By collating these press releases into a "news-like" site, Science Daily provides a useful resource -- albeit you have to take much of what you read there with a grain of salt, in full awareness that these are often covert funding pitches.
Which brings me to this release published today.
Excuse me? Seriously? What the?
This has to be the least fact-filled release I think I've ever read.
To paraphrase, some boffins have developed some new memory which is really cool because it's fast and durable. It's patented but we're not going to tell you anything more than to say that it will change the world and save us heaps of energy.
Get out of here... and come back when you've got some facts and real information to give us... don't waste our time with fluff like this!
But now to the title of today's column -- yes, social media has claimed a(nother) life.
According to this BBC story, a YouTube content creator running with the pseudonym "Etika" has committed suicide after posting a disturbing video to his channel.
Police have reportedly found and identified his body after he apparently jumped from a bridge.
He's not the first YouTuber to have suffered mental health issues, seemingly related to the relentless pressure placed upon "influencers" and those in the social-media spotlight.
It has in fact become quite trendy for big-numbers YTers to post videos about how they're getting burned out and how the pressure to produce regular, fresh content is crushing them.

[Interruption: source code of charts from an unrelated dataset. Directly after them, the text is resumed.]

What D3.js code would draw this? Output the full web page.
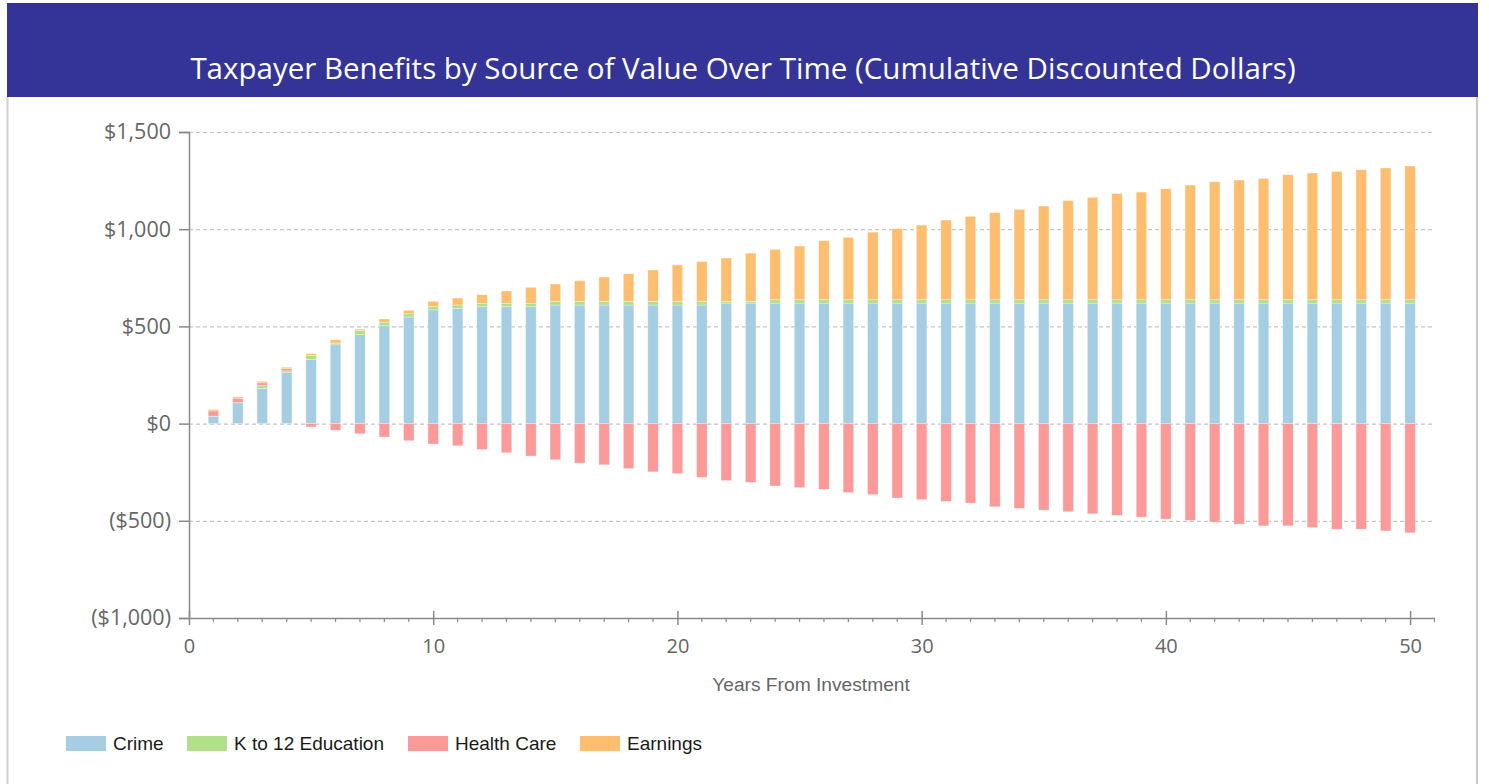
<!DOCTYPE html>
<html>
<head>
<meta charset="utf-8">
<script src="https://cdn.jsdelivr.net/npm/d3@7/dist/d3.min.js"></script>
<style>
  html, body { margin: 0; padding: 0; background: #fff; }
  svg { display: block; }
</style>
</head>
<body>
<svg id="chart" width="1489" height="784"></svg>
<script>
const years = d3.range(1, 51);
const crime = [38,107,181,262,331,405,457,503,548,585,592,601,601,601,610,610,610,610,610,610,610,620,620,620,620,620,620,620,620,620,620,620,620,620,620,620,620,620,620,620,620,620,620,620,620,620,620,620,620,620];
const k12 = [0,1,15,9,19,9,21,19,17,17,18,18,18,18,18,18,18,18,18,18,18,9,9,17,17,17,17,17,17,17,17,17,17,17,17,17,17,17,17,17,17,17,17,17,17,17,17,17,17,17];
const health = [27,21,14,12,-17,-34,-52,-69,-88,-105,-114,-133,-150,-167,-186,-203,-212,-231,-248,-257,-276,-293,-302,-321,-329,-338,-355,-365,-383,-391,-400,-409,-428,-436,-445,-453,-464,-472,-481,-491,-498,-507,-517,-526,-526,-534,-543,-543,-552,-562];
const earnings = [7,8,7,7,10,17,8,16,18,27,36,44,63,82,90,107,126,143,162,188,205,223,248,259,276,304,321,348,366,384,410,429,448,465,482,510,527,546,554,571,590,607,616,624,643,652,660,669,678,688];
const seriesKeys = ["crime", "k12", "health", "earnings"];
const seriesNames = ["Crime", "K to 12 Education", "Health Care", "Earnings"];
const colors = ["#a6cee3", "#b2df8a", "#fb9a99", "#fdbf6f"];
const yTicks = [-1000, -500, 0, 500, 1000, 1500];
const xTicks = [0, 10, 20, 30, 40, 50];
const title = "Taxpayer Benefits by Source of Value Over Time (Cumulative Discounted Dollars)";
const xTitle = "Years From Investment";

const table = years.map((yr, i) => ({year: yr, crime: crime[i], k12: k12[i], health: health[i], earnings: earnings[i]}));

const svg = d3.select("#chart");
const W = 1489, H = 784;

// card frame
svg.append("rect").attr("x", 7).attr("y", 3).attr("width", 1471).attr("height", 94).attr("fill", "#343398");
svg.append("line").attr("x1", 7.5).attr("x2", 7.5).attr("y1", 97).attr("y2", H).attr("stroke", "#d0d0d0").attr("stroke-width", 2);
svg.append("line").attr("x1", 1477).attr("x2", 1477).attr("y1", 97).attr("y2", H).attr("stroke", "#c8c8c8").attr("stroke-width", 2);

svg.append("text").attr("x", 743).attr("y", 79).attr("text-anchor", "middle")
  .attr("fill", "#ffffff").attr("font-family", "'Open Sans', 'Noto Sans', sans-serif")
  .attr("font-size", 29.5).text(title);

const x = d3.scaleLinear().domain([0, 51]).range([189, 1434.5]);
const y = d3.scaleLinear().domain([-1000, 1500]).range([618, 132]);

// gridlines
svg.append("g").selectAll("line").data(yTicks.filter(d => d > -1000)).join("line")
  .attr("x1", x(0)).attr("x2", x(51)).attr("y1", d => y(d) + 0.5).attr("y2", d => y(d) + 0.5)
  .attr("stroke", "#c4c4c4").attr("stroke-width", 1.2).attr("stroke-dasharray", "4,3");

// bars
const stack = d3.stack().keys(seriesKeys).offset(d3.stackOffsetDiverging);
const stacked = stack(table);
const bw = (x(1) - x(0)) * 0.43;
svg.append("g").selectAll("g").data(stacked).join("g")
  .attr("fill", (d, i) => colors[i])
  .selectAll("rect").data(d => d).join("rect")
  .attr("x", d => x(d.data.year) - bw / 2)
  .attr("width", bw)
  .attr("y", d => y(Math.max(d[0], d[1])))
  .attr("height", d => Math.abs(y(d[0]) - y(d[1])))
  .attr("stroke", "#ffffff").attr("stroke-opacity", 0.5).attr("stroke-width", 0.6);

// y axis
const yAxis = svg.append("g").attr("transform", `translate(${x(0)},0)`)
  .call(d3.axisLeft(y).tickValues(yTicks).tickSize(10).tickPadding(8)
    .tickFormat(d => d < 0 ? "($" + d3.format(",")(-d) + ")" : "$" + d3.format(",")(d)));
yAxis.select(".domain").attr("stroke", "#8a8a8a").attr("stroke-width", 1.5);
yAxis.selectAll(".tick line").attr("stroke", "#8a8a8a").attr("stroke-width", 1.5);
yAxis.selectAll(".tick text").attr("fill", "#666").attr("font-family", "'Open Sans', sans-serif").attr("font-size", 21.5);

// x axis
const xAxis = svg.append("g").attr("transform", `translate(0,${y(-1000)})`)
  .call(d3.axisBottom(x).tickValues(xTicks).tickSize(7).tickPadding(14).tickSizeOuter(0));
xAxis.select(".domain").attr("stroke", "#8a8a8a").attr("stroke-width", 1.5);
xAxis.selectAll(".tick line").attr("stroke", "#8a8a8a").attr("stroke-width", 1.5).attr("y1", -7);
xAxis.selectAll(".tick text").attr("fill", "#666").attr("font-family", "'Open Sans', sans-serif").attr("font-size", 20);
// minor ticks
svg.append("g").selectAll("line").data(years.filter(d => d % 10 !== 0).concat([51])).join("line")
  .attr("x1", d => x(d)).attr("x2", d => x(d)).attr("y1", y(-1000)).attr("y2", y(-1000) + 4)
  .attr("stroke", "#8a8a8a").attr("stroke-width", 1.2);

svg.append("text").attr("x", 811).attr("y", 691).attr("text-anchor", "middle")
  .attr("fill", "#666").attr("font-family", "'Liberation Sans', Arial, sans-serif").attr("font-size", 19.2)
  .text(xTitle);

// legend
const legendX = [66, 187, 408, 580];
const lg = svg.append("g").selectAll("g").data(seriesNames).join("g")
  .attr("transform", (d, i) => `translate(${legendX[i]},736)`);
lg.append("rect").attr("width", 40).attr("height", 15).attr("fill", (d, i) => colors[i]);
lg.append("text").attr("x", 47).attr("y", 14).attr("fill", "#1a1a1a")
  .attr("font-family", "'Liberation Sans', Arial, sans-serif").attr("font-size", 19).text(d => d);
</script>
</body>
</html>
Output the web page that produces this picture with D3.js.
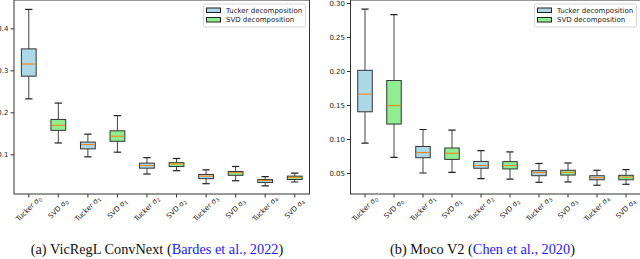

Well I'm a YTer with hundreds of thousands of subscribers. I am reliant on this for my living. I have to publish regular content to pay my bills. I have had to deal with YouTube's constantly changing rules, conditions, restrictions and policies. Am I about to burn-out or commit suicide?
The rules of the game are pretty simple.
If you can't stand the heat, get out of the kitchen... or at least find a cooler kitchen in which to cook.
Yeah, I bitch and moan about the hassles of dealing with a company that has forgotten its roots and is now working very hard to turn itself into just another online TV broadcaster -- but it's my choice to stay.
I'm growing increasingly sure that at some stage I will ditch YouTube as a platform, once the irritation of dealing with Google reaches a point where the rewards no longer outweigh the frustration. I won't be getting all bent and twisted to the point of taking my own life, hell there's preciously little enough of that resource left as it is.
However, I do have sympathy for those (invariably much younger than myself) who have only ever known life as a social media success story. They've never had to engage in the toil and work that regular folk do on a daily basis. I can see how they might think that no longer being paid simply for being famous would be a fate worse than death.
Will Google, Instagram or Twitter care that someone has taken their life?
Of course they will... content producers are the things that attract advertisers -- but I don't think anyone at corporate HQ will shed a tear because for every creator that burns out, thousands more are waiting to take their place and hoping that they too will get paid for being famous.
I also shudder when I see kids being asked what they want to do as a career and telling a camera that they want to be a famous YouTuber or to have millions of followers on Instagram. Seriously, I hope these kids have a backup plan.
So do we need to regulate social media -- after all, Etika isn't the first and he won't be the last person to die as a direct result of the pressures that social media places on those who follow and those who are followed via such mechanisms. Yes, social media can and does kill.
Nah... let's ramp up the regulations on toy drones instead. I know that nobody has ever been killed as a result of recreational multi-rotor drone use -- but if we regulate social media, billions of people will complain. Regulating drones will be so much easier, there are far fewer drone users than social media users and besides, who cares about a few deaths -- they're only kids, right?
What a strange world in which we live (and die).